*YOUR TASK:* Produce nothing but an exact copy of the lines from the one containing "Convert this chart to Observable Plot code." through the one containing "12, 14, 16];", and do not carry over pictures.

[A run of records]
— START —

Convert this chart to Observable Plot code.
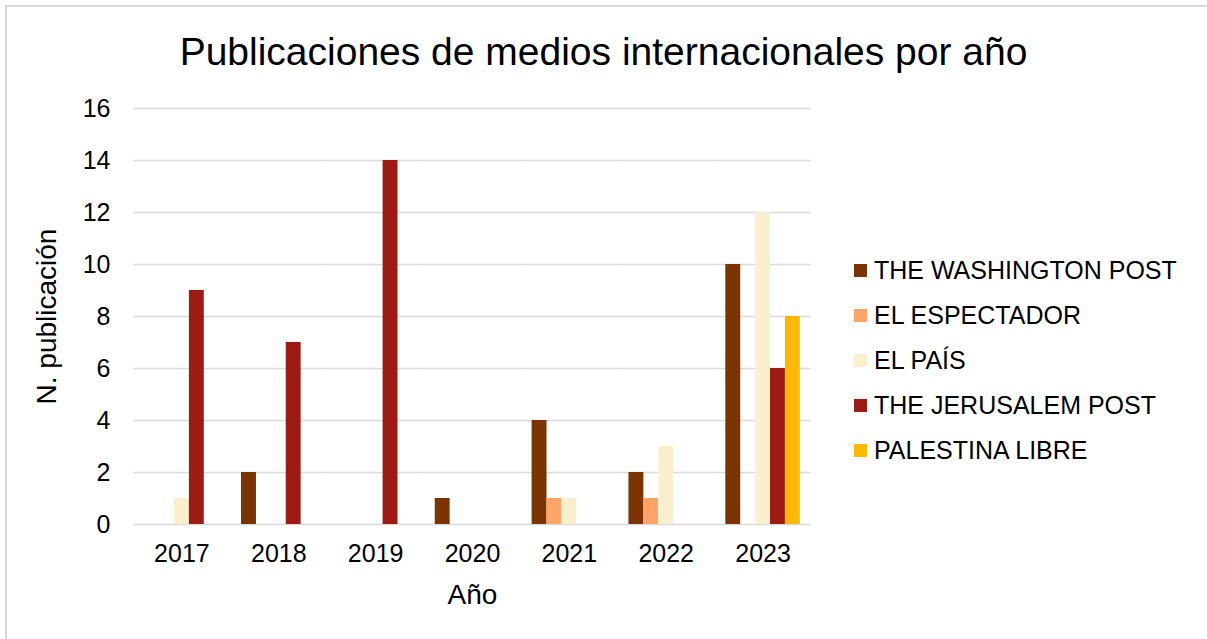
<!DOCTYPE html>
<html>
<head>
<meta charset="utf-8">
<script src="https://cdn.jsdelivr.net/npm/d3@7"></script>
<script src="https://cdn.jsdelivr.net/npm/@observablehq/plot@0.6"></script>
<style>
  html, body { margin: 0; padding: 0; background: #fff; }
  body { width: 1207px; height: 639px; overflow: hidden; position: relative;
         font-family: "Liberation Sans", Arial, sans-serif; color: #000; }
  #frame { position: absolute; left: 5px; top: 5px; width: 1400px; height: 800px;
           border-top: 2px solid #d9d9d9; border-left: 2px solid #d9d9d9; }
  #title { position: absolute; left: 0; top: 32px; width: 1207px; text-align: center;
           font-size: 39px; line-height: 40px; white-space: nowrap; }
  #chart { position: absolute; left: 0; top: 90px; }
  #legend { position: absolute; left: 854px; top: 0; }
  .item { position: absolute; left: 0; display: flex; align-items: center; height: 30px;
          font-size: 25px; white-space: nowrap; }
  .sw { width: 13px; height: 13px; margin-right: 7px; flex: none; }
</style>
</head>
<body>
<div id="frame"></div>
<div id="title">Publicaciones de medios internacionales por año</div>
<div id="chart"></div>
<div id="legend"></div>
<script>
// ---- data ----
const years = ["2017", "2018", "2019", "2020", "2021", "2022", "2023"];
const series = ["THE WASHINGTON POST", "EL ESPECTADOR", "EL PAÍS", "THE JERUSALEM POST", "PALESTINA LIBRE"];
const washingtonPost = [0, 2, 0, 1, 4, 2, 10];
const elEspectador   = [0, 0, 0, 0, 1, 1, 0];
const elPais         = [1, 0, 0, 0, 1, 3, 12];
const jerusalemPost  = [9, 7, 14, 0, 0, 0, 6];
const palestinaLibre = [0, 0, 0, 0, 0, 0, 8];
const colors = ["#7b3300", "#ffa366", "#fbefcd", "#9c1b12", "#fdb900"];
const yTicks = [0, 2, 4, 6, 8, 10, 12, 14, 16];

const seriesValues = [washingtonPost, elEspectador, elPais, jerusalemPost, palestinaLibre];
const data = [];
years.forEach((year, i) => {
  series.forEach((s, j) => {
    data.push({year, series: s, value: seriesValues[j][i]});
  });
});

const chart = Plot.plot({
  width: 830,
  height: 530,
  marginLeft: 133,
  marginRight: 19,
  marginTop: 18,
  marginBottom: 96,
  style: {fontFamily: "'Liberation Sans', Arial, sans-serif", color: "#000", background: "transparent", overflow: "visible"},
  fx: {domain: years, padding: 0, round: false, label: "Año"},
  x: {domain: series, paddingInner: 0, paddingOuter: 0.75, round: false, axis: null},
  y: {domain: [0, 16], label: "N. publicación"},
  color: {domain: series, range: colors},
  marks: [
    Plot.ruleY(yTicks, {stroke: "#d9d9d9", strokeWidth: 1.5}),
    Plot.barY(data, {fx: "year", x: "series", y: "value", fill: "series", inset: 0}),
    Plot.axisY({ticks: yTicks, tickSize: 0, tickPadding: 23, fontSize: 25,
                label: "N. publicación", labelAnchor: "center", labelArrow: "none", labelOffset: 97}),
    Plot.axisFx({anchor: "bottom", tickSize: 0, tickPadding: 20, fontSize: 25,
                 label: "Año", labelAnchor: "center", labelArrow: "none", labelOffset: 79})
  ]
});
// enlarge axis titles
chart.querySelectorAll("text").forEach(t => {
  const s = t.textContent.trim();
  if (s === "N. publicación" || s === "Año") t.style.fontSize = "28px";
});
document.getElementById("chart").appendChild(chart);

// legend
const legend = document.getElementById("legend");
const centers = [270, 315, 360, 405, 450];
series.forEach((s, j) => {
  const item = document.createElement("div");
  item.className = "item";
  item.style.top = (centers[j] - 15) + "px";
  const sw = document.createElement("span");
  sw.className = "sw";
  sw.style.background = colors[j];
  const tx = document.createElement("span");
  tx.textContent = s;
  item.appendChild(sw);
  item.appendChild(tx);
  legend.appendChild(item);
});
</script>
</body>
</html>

— END —
— START —

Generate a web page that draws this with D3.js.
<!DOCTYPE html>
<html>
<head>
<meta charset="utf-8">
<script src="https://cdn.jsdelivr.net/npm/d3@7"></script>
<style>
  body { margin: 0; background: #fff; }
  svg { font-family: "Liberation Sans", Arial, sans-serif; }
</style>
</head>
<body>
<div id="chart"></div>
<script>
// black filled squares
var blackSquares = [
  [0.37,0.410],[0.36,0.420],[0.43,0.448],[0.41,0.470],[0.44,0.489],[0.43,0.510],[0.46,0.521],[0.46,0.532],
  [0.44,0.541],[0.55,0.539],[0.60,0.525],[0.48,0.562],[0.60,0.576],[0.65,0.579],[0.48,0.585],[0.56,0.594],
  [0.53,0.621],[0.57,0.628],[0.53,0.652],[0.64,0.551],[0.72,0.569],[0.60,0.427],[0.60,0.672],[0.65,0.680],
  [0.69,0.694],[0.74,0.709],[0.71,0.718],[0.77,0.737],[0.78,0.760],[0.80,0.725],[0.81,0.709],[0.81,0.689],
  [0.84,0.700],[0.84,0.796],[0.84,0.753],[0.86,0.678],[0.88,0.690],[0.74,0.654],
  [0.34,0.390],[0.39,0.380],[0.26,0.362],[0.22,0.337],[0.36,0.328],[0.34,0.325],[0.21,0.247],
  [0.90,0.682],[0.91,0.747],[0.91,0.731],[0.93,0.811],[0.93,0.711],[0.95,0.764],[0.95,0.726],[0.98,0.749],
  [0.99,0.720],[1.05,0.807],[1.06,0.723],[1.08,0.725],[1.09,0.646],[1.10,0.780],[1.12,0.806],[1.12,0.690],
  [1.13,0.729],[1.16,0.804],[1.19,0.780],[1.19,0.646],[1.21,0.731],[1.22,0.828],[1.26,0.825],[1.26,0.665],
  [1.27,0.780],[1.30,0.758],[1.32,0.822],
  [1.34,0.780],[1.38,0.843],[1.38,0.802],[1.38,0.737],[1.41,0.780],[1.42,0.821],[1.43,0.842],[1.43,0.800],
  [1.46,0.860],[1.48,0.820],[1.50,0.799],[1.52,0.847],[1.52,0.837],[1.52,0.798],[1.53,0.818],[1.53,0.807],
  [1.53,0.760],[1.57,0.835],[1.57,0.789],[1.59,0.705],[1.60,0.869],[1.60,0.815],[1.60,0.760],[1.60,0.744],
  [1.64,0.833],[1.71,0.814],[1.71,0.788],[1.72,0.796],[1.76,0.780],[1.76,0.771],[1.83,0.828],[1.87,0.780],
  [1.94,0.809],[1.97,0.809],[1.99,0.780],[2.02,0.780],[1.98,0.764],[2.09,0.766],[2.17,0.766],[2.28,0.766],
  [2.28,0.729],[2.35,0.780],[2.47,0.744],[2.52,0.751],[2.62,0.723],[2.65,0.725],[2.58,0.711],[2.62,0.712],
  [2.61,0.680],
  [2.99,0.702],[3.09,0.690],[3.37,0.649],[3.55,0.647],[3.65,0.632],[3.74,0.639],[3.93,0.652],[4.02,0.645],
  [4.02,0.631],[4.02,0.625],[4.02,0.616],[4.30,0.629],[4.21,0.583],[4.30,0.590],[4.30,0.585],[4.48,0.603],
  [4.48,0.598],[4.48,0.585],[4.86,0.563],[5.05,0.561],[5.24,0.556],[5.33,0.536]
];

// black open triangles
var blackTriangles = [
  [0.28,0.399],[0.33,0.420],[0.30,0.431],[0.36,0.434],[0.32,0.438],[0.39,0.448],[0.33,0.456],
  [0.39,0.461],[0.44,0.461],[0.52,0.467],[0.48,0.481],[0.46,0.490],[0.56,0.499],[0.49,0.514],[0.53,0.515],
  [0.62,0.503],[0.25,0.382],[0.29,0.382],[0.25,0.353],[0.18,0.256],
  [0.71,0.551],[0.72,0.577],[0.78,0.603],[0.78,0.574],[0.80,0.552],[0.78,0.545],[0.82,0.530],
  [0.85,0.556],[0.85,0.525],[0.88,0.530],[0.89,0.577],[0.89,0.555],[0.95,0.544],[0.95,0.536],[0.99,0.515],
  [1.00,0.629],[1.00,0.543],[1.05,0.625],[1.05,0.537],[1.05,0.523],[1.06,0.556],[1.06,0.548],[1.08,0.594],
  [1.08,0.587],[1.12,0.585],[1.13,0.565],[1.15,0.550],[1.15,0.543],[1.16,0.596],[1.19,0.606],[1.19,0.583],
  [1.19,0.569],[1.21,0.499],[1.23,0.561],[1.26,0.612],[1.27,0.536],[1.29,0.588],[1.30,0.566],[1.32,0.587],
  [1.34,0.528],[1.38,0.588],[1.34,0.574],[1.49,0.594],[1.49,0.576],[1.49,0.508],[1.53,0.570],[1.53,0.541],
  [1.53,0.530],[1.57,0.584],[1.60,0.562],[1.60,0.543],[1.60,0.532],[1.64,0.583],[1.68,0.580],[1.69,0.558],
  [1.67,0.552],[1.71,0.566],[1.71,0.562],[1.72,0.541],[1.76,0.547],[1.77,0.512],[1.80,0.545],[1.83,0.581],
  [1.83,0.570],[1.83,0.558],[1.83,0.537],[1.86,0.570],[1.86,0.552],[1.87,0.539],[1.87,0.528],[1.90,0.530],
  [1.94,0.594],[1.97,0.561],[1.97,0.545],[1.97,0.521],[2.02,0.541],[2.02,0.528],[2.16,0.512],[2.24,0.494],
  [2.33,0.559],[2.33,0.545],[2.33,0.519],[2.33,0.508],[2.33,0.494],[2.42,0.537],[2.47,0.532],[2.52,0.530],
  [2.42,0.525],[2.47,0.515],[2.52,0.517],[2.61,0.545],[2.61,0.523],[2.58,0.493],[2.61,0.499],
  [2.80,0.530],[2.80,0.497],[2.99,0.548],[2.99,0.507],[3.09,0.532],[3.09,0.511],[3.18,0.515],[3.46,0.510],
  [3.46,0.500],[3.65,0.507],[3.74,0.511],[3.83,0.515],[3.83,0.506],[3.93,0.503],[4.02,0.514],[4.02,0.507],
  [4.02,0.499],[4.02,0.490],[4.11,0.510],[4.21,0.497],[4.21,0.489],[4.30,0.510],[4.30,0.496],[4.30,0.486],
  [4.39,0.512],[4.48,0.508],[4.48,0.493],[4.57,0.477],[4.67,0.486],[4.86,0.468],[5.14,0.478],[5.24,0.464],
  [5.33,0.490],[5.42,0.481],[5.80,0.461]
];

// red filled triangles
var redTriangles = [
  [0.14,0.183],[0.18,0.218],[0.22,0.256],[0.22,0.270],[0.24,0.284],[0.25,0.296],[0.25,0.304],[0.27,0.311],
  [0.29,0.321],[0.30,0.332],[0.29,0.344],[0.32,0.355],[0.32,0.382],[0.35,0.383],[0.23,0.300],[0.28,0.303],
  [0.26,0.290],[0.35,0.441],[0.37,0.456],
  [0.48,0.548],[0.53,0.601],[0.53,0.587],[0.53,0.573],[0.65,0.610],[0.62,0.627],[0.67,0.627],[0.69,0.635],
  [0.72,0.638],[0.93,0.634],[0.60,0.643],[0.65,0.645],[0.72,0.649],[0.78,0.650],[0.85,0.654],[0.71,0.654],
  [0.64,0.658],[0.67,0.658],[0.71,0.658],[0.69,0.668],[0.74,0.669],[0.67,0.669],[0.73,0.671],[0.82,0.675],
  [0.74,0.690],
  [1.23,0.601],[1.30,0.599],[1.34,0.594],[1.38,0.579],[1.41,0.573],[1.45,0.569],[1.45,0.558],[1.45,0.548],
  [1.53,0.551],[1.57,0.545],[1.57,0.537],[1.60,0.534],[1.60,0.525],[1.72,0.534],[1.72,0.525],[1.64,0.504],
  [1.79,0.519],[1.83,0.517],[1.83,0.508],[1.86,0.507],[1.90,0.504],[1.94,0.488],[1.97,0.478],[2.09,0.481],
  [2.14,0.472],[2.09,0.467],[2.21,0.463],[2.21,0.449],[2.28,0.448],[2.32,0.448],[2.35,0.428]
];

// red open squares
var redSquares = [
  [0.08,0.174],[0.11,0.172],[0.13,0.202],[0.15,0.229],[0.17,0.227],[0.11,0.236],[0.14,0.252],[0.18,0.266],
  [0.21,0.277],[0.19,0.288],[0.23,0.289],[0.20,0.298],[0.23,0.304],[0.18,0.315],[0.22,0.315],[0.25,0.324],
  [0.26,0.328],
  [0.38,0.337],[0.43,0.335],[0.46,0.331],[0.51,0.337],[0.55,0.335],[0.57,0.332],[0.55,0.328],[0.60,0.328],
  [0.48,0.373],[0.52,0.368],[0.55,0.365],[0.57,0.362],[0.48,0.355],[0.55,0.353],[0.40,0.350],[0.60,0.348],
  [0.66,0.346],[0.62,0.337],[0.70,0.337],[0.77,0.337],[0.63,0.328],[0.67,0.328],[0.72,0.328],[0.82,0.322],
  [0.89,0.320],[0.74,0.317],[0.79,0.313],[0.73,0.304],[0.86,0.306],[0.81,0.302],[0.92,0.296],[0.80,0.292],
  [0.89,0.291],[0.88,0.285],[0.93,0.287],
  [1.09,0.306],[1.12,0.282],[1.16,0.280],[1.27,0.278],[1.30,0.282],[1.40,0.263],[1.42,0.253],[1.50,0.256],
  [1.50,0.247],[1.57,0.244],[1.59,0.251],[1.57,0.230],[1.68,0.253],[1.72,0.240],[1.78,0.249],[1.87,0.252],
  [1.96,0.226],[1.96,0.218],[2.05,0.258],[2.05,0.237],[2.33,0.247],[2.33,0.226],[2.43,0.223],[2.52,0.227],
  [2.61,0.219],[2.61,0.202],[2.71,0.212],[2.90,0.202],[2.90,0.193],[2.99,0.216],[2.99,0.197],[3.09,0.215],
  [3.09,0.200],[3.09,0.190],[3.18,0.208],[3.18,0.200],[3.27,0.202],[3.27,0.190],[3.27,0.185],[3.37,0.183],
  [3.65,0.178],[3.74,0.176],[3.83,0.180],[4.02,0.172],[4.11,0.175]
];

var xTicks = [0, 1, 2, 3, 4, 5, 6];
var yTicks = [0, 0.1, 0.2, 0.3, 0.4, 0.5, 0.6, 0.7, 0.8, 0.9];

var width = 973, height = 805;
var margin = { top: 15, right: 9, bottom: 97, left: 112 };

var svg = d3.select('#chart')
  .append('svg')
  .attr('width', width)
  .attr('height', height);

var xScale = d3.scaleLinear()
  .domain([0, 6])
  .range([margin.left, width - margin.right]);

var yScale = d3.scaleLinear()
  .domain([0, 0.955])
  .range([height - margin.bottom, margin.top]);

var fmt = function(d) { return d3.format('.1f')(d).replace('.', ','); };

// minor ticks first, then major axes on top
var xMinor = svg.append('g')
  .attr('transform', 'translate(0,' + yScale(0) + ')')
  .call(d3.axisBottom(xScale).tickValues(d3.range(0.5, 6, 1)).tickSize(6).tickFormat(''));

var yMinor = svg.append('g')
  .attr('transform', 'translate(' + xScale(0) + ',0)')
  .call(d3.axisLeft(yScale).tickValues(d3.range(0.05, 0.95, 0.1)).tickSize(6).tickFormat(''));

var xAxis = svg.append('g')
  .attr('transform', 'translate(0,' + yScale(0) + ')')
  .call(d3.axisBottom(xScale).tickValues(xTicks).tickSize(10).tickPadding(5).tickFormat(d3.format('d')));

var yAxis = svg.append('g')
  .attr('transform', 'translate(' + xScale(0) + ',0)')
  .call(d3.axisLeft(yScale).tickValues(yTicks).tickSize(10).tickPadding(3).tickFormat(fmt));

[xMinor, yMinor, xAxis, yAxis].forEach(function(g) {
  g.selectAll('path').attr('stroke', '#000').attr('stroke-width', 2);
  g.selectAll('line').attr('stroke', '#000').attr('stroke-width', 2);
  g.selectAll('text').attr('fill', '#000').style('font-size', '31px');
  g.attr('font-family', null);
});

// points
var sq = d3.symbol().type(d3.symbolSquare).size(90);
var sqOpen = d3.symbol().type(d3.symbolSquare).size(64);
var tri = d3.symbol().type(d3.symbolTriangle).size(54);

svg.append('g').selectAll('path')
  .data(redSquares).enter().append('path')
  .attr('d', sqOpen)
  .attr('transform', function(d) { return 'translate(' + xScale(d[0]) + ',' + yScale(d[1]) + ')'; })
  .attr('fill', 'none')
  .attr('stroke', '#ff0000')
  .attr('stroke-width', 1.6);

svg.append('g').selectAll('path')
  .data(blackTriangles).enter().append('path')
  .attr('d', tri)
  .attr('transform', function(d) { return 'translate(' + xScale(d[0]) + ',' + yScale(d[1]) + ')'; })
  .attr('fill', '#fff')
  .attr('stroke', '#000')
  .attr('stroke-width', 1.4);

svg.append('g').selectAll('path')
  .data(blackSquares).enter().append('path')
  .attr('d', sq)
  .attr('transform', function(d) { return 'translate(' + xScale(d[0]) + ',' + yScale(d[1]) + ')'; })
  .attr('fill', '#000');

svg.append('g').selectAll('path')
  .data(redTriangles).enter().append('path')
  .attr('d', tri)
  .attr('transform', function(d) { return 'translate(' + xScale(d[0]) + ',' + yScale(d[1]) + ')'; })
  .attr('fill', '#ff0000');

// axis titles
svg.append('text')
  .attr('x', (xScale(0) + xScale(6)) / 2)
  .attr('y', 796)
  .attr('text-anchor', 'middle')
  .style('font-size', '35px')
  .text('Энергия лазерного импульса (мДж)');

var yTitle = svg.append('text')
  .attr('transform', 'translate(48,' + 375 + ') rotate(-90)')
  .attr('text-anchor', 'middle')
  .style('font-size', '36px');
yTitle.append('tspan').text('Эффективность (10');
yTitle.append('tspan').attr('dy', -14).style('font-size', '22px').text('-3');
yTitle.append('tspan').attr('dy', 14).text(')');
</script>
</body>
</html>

— END —

*RIGHT ANSWER:*
Convert this chart to Observable Plot code.
<!DOCTYPE html>
<html>
<head>
<meta charset="utf-8">
<script src="https://cdn.jsdelivr.net/npm/d3@7"></script>
<script src="https://cdn.jsdelivr.net/npm/@observablehq/plot@0.6"></script>
<style>
  html, body { margin: 0; padding: 0; background: #fff; }
  body { width: 1207px; height: 639px; overflow: hidden; position: relative;
         font-family: "Liberation Sans", Arial, sans-serif; color: #000; }
  #frame { position: absolute; left: 5px; top: 5px; width: 1400px; height: 800px;
           border-top: 2px solid #d9d9d9; border-left: 2px solid #d9d9d9; }
  #title { position: absolute; left: 0; top: 32px; width: 1207px; text-align: center;
           font-size: 39px; line-height: 40px; white-space: nowrap; }
  #chart { position: absolute; left: 0; top: 90px; }
  #legend { position: absolute; left: 854px; top: 0; }
  .item { position: absolute; left: 0; display: flex; align-items: center; height: 30px;
          font-size: 25px; white-space: nowrap; }
  .sw { width: 13px; height: 13px; margin-right: 7px; flex: none; }
</style>
</head>
<body>
<div id="frame"></div>
<div id="title">Publicaciones de medios internacionales por año</div>
<div id="chart"></div>
<div id="legend"></div>
<script>
// ---- data ----
const years = ["2017", "2018", "2019", "2020", "2021", "2022", "2023"];
const series = ["THE WASHINGTON POST", "EL ESPECTADOR", "EL PAÍS", "THE JERUSALEM POST", "PALESTINA LIBRE"];
const washingtonPost = [0, 2, 0, 1, 4, 2, 10];
const elEspectador   = [0, 0, 0, 0, 1, 1, 0];
const elPais         = [1, 0, 0, 0, 1, 3, 12];
const jerusalemPost  = [9, 7, 14, 0, 0, 0, 6];
const palestinaLibre = [0, 0, 0, 0, 0, 0, 8];
const colors = ["#7b3300", "#ffa366", "#fbefcd", "#9c1b12", "#fdb900"];
const yTicks = [0, 2, 4, 6, 8, 10, 12, 14, 16];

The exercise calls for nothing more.